The first line of the input gives the number of test cases, T. T test cases follow; each consists of three lines. The first line contains two integers N and K: the total number of cores, and the minimum number of cores that must succeed for the AI to function properly. The second line contains one rational U: the number of training units. The third line contains N rational numbers Pi; the i-th of these gives the probability that the i-th core will function properly. All of these probabilities are specified to exactly four decimal places of precision.

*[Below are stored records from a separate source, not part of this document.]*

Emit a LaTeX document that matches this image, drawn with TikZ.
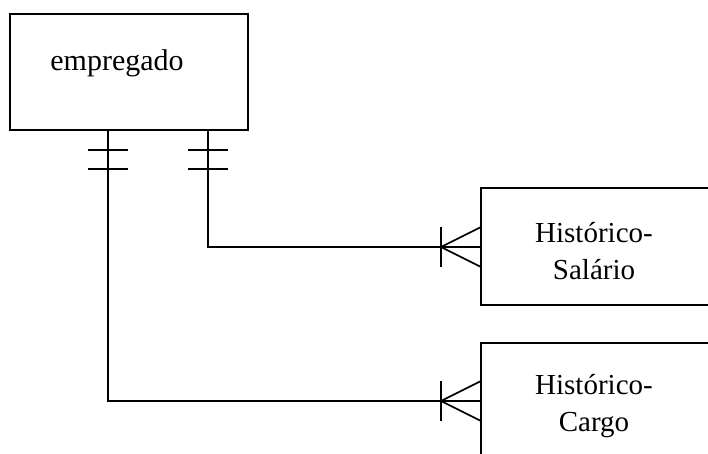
\documentclass[tikz,border=0pt]{standalone}
\usepackage{fontspec}
\setmainfont{Liberation Serif}
\begin{document}
\begin{tikzpicture}[x=1pt,y=-1pt,line width=1.6pt,
  entity/.style={draw,line width=1.6pt},
  lbl/.style={font=\fontsize{29}{37}\selectfont,align=center,inner sep=0pt},
  conn/.style={line width=1.4pt},
  tick/.style={line width=1.6pt}]
\useasboundingbox (0,0) rectangle (708,454);
% empregado
\draw[entity] (10,14) rectangle (248,130);
\node[lbl,font=\fontsize{30}{37}\selectfont,anchor=base] (emp) at (117,71) {empregado};
\coordinate (empL) at (108,130);
\coordinate (empR) at (208,130);
% Historico-Salario box (open to the right)
\draw[entity] (712,188) -- (481,188) -- (481,305) -- (712,305);
\node[lbl] (hs) at (594,251) {Histórico-\\Salário};
\coordinate (hsIn) at (481,247);
% Historico-Cargo box (open to right and bottom)
\draw[entity] (712,343) -- (481,343) -- (481,460);
\node[lbl] (hc) at (594,406) {Histórico-\\Cargo};
\coordinate (hcIn) at (481,401);
% connectors
\draw[conn] (empR) |- (hsIn);
\draw[conn] (empL) |- (hcIn);
% one-and-only-one marks
\foreach \c in {empL,empR}{
  \draw[tick] ([xshift=-20pt,yshift=-20pt]\c) -- ([xshift=20pt,yshift=-20pt]\c);
  \draw[tick] ([xshift=-20pt,yshift=-39pt]\c) -- ([xshift=20pt,yshift=-39pt]\c);
}
% crow's feet with bar
\foreach \c in {hsIn,hcIn}{
  \draw[tick] ([xshift=-40pt,yshift=-20pt]\c) -- ([xshift=-40pt,yshift=20pt]\c);
  \draw[tick] ([yshift=-20pt]\c) -- ([xshift=-40pt]\c) -- ([yshift=20pt]\c);
}
\end{tikzpicture}
\end{document}
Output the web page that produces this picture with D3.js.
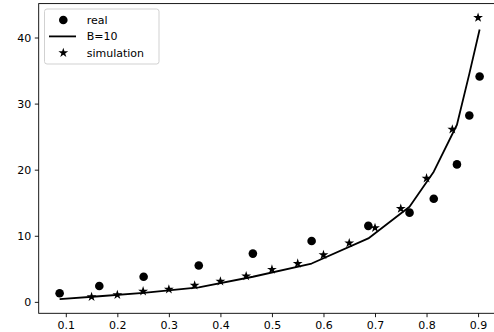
<!DOCTYPE html>
<html>
<head>
<meta charset="utf-8">
<script src="https://cdn.jsdelivr.net/npm/d3@7"></script>
<style>
  body { margin: 0; background: #fff; }
  svg { display: block; font-family: "DejaVu Sans", sans-serif; }
</style>
</head>
<body>
<svg id="chart" width="494" height="332"></svg>
<script>
// real measurements (dots)
const realX = [0.088, 0.165, 0.251, 0.358, 0.463, 0.577, 0.687, 0.767, 0.814, 0.859, 0.883, 0.903]
const realY = [1.3, 2.4, 3.8, 5.5, 7.3, 9.2, 11.5, 13.5, 15.6, 20.8, 28.2, 34.1]

// model curve B=10, evaluated at the real x values
const modelY = [0.4, 0.85, 1.35, 2.2, 3.8, 5.8, 9.6, 14.4, 19.7, 26.8, 34.5, 41.2]

// simulation (stars)
const simX = [0.15, 0.2, 0.25, 0.3, 0.35, 0.4, 0.45, 0.5, 0.55, 0.6, 0.65, 0.7, 0.75, 0.8, 0.85, 0.9]
const simY = [0.76, 1.06, 1.6, 1.9, 2.5, 3.1, 3.9, 4.9, 5.8, 7.1, 8.9, 11.2, 14.1, 18.7, 26.1, 43.0]

const xTicks = [0.1, 0.2, 0.3, 0.4, 0.5, 0.6, 0.7, 0.8, 0.9]
const yTicks = [0, 10, 20, 30, 40]
const legendLabels = ["real", "B=10", "simulation"]

const margin = {top: 3.6, left: 38.7, bottom: 313.3, right: 499}

const svg = d3.select("#chart")

const x = d3.scaleLinear()
    .domain([0.0474, 0.9406])
    .range([margin.left, margin.right])

const y = d3.scaleLinear()
    .domain([-1.73, 45.13])
    .range([margin.bottom, margin.top])

// axes
const xAxis = svg.append("g")
    .attr("transform", `translate(0,${margin.bottom})`)
    .call(d3.axisBottom(x).tickValues(xTicks).tickFormat(d3.format(".1f"))
      .tickSize(3.9).tickPadding(3.6).tickSizeOuter(0))

const yAxis = svg.append("g")
    .attr("transform", `translate(${margin.left},0)`)
    .call(d3.axisLeft(y).tickValues(yTicks).tickFormat(d3.format("d"))
      .tickSize(3.9).tickPadding(3.6).tickSizeOuter(0))

svg.selectAll(".domain").remove()
svg.selectAll(".tick line").attr("stroke", "#000").attr("stroke-width", 0.9)
svg.selectAll(".tick text")
    .attr("fill", "#000")
    .style("font-size", "11px")
    .style("font-family", "DejaVu Sans, sans-serif")

// frame (spines)
svg.append("rect")
    .attr("x", margin.left)
    .attr("y", margin.top)
    .attr("width", margin.right - margin.left)
    .attr("height", margin.bottom - margin.top)
    .attr("fill", "none")
    .attr("stroke", "#000")
    .attr("stroke-width", 0.9)

// model line
const line = d3.line()
    .x((d, i) => x(realX[i]))
    .y(d => y(d))

svg.append("path")
    .datum(modelY)
    .attr("fill", "none")
    .attr("stroke", "#000")
    .attr("stroke-width", 1.8)
    .attr("stroke-linejoin", "round")
    .attr("d", line)

// real dots
svg.append("g")
  .selectAll("circle")
  .data(realY)
  .join("circle")
    .attr("cx", (d, i) => x(realX[i]))
    .attr("cy", d => y(d))
    .attr("r", 4.3)
    .attr("fill", "#000")

// simulation stars
const star = d3.symbol().type(d3.symbolStar).size(30)
svg.append("g")
  .selectAll("path")
  .data(simY)
  .join("path")
    .attr("transform", (d, i) => `translate(${x(simX[i])},${y(d)})`)
    .attr("d", star)
    .attr("fill", "#000")

// legend
const legend = svg.append("g").attr("transform", "translate(44.5,9)")
legend.append("rect")
    .attr("width", 114.5)
    .attr("height", 55)
    .attr("rx", 2.5)
    .attr("fill", "#fff")
    .attr("fill-opacity", 0.8)
    .attr("stroke", "#ccc")
    .attr("stroke-width", 0.9)

const rows = legend.selectAll("g.row")
  .data(legendLabels)
  .join("g")
    .attr("class", "row")
    .attr("transform", (d, i) => `translate(0,${11 + i * 16.4})`)

rows.append("text")
    .attr("x", 42.2)
    .attr("dy", "0.35em")
    .style("font-size", "11px")
    .attr("fill", "#000")
    .text(d => d)

rows.filter((d, i) => i === 0).append("circle")
    .attr("cx", 18.8).attr("r", 4.3).attr("fill", "#000")
rows.filter((d, i) => i === 1).append("line")
    .attr("x1", 4.5).attr("x2", 31.5)
    .attr("stroke", "#000").attr("stroke-width", 1.8)
rows.filter((d, i) => i === 2).append("path")
    .attr("transform", "translate(18.8,0)")
    .attr("d", star).attr("fill", "#000")
</script>
</body>
</html>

For each test case, output one line containing
Case #x: y, where
x is the test case number (starting from 1) and
is the probability that the AI will function properly if the training units
are assigned optimally.
y will be considered correct if it is
within an absolute or relative error of 10-6 of the correct
answer. See the FAQ for an
explanation of what that means, and what formats of real numbers we accept.
1 ≤ T ≤ 100.
1 ≤ N ≤ 50.
For all i, 0.0000 ≤ Pi ≤ 1.0000.
0.0000 ≤ U ≤ N - the sum of all Pi. (There will not be more training units than can be used.)
K = N. (All of the cores must function properly for the AI
to function properly.)
1 ≤ K ≤ N.
4 4 4 1.4000 0.5000 0.7000 0.8000 0.6000 2 2 1.0000 0.0000 0.0000 2 1 0.0000 0.9000 0.8000 2 1 0.1000 0.4000 0.5000
Case #1: 1.000000 Case #2: 0.250000 Case #3: 0.980000 Case #4: 0.760000
Note that the last two sample cases would not appear in Small dataset 1.
In Sample Case #1, we have enough training units to spend to give all cores a success probability of 1, so the AI will certainly function properly.
In Sample Case #2, both of the cores must function properly for the AI to function properly, so we must give each core at least some training units. The best option turns out to be to train each one up to 0.5. Then the probability that the AI functions properly is 0.5 × 0.5 = 0.25. Any other assignment is inferior; for instance, if we train one core to 0.9 and the other core to 0.1, the probability of success is only 0.9 × 0.1 = 0.09.
In Sample Case #3, we have no training units to spend, and at least one of the two cores must function properly for the AI to function properly. We can approach this by first calculating the probability that the AI does not function properly, which happens only if both cores fail to function properly. The probability that both cores fail is (1 - 0.9) × (1 - 0.8) = 0.02. So the probability that at least one core functions properly, and thus that the AI functions properly, is 1 - 0.02 = 0.98.
In Sample Case #4, the optimal strategy is to give all the training units to the second core. That makes the probability of at least one core functioning properly 1 - (0.6 × 0.4) = 0.76. All other options are inferior; for example, giving all the training units to the first core only yields 0.75, and dividing them equally among the cores gives 0.7525.